At Yalumba, we have long pushed the Cabernet Shiraz blend. In 1962 we launched The Signature Cabernet Sauvignon and Shiraz, using 100% Barossa grapes. Four years later, former Australian Prime Minister Sir Robert Menzies announced that the Yalumba 1961 Galway Vintage Reserve Special Claret was “the best red wine” he’d tasted.
The blend continued to garner praise.
In 1974 we created a Cabernet Sauvignon and Shiraz blend known as Fine Dry Red 1A (FDR1A). It was praised for its fruit expression, restrained power and viticultural craftsmanship.
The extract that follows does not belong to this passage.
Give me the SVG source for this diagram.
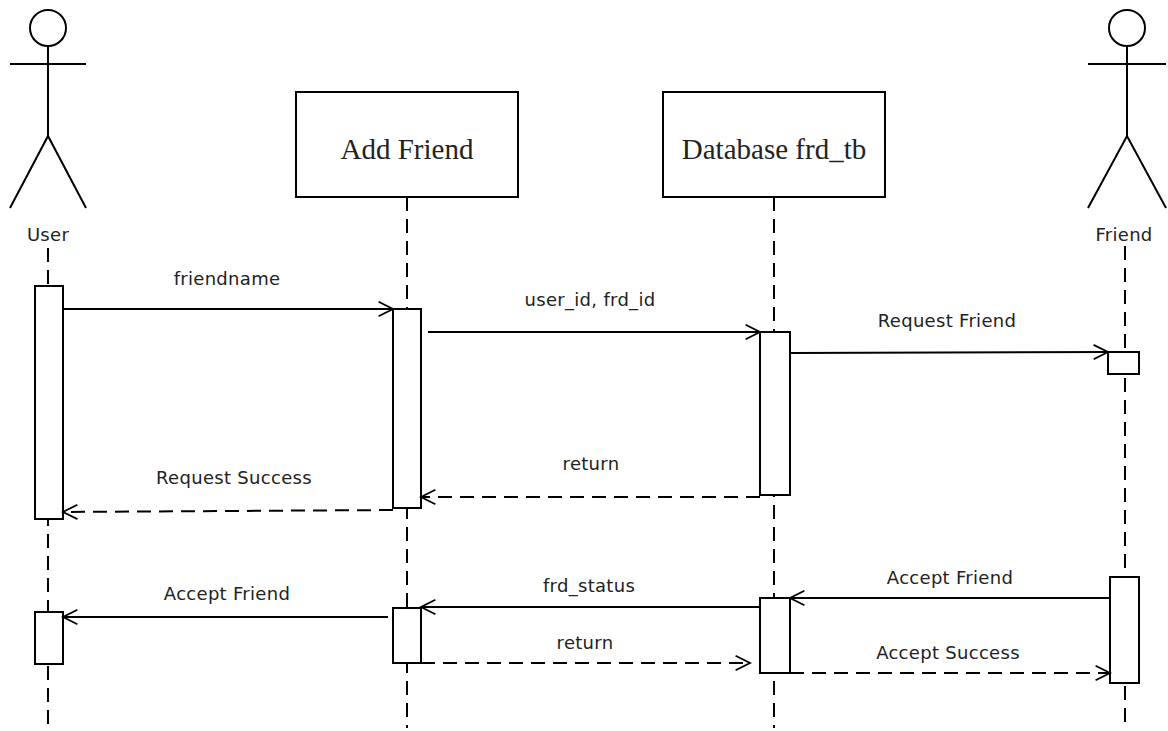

The small bottling became a legend in winemaking circles and it accumulated a collection of three trophies and 21 gold medals at some of the most prominent wine shows around the country. Our FDR1A Cabernet Sauvignon & Shiraz was re-introduced in 2000, its distinctive point of difference being its Eden Valley provenance.
As respect for the blend grew, the name game continued, and in 1994 the EU decided Australia could no longer have some of the oenological freedoms it had come to expect.
The demand was that if Australia wanted to sell wines in Europe it had to be on a level playing field – firstly, it had to come up with its own Appellation-style regional naming system (Geographical Indications as they became known) to prove where the wine came from. Secondly, it could no longer use European names to describe Australian wines.
Ironically claret (and clairet) were never French regional names like Burgundy, Chablis or Champagne. They were, however, deemed “Traditional European Expressions” so their use was banned in the non-French world, along with tawny and vintage port, fino, amontillado and oloroso sherry.
Goodbye Aussie “claret”.
Names aside, we kept drinking the blend. In 2006 UK wine writer and judge Matthew Jukes and Australian wine writer Tyson Stelzer founded The Great Australian Red wine competition. It has since become the only international benchmark of Cabernet Shiraz (or Shiraz Cabernet depending on the dominant percentage) and 100-plus entries every year illustrates the breadth of the style across regions and price points.
More than a decade later, Cabernet Shiraz is again receiving the praise it deserves.
Give it a try. Start with a glass or two of the FDR1A Cabernet Sauvignon & Shiraz matched with a cheese plate of Époisses and cheddar, follow it up with a beef Wellington and The Signature Cabernet Sauvignon & Shiraz (or Portobello mushroom burgers for vegetarians) and let the good, blended times roll.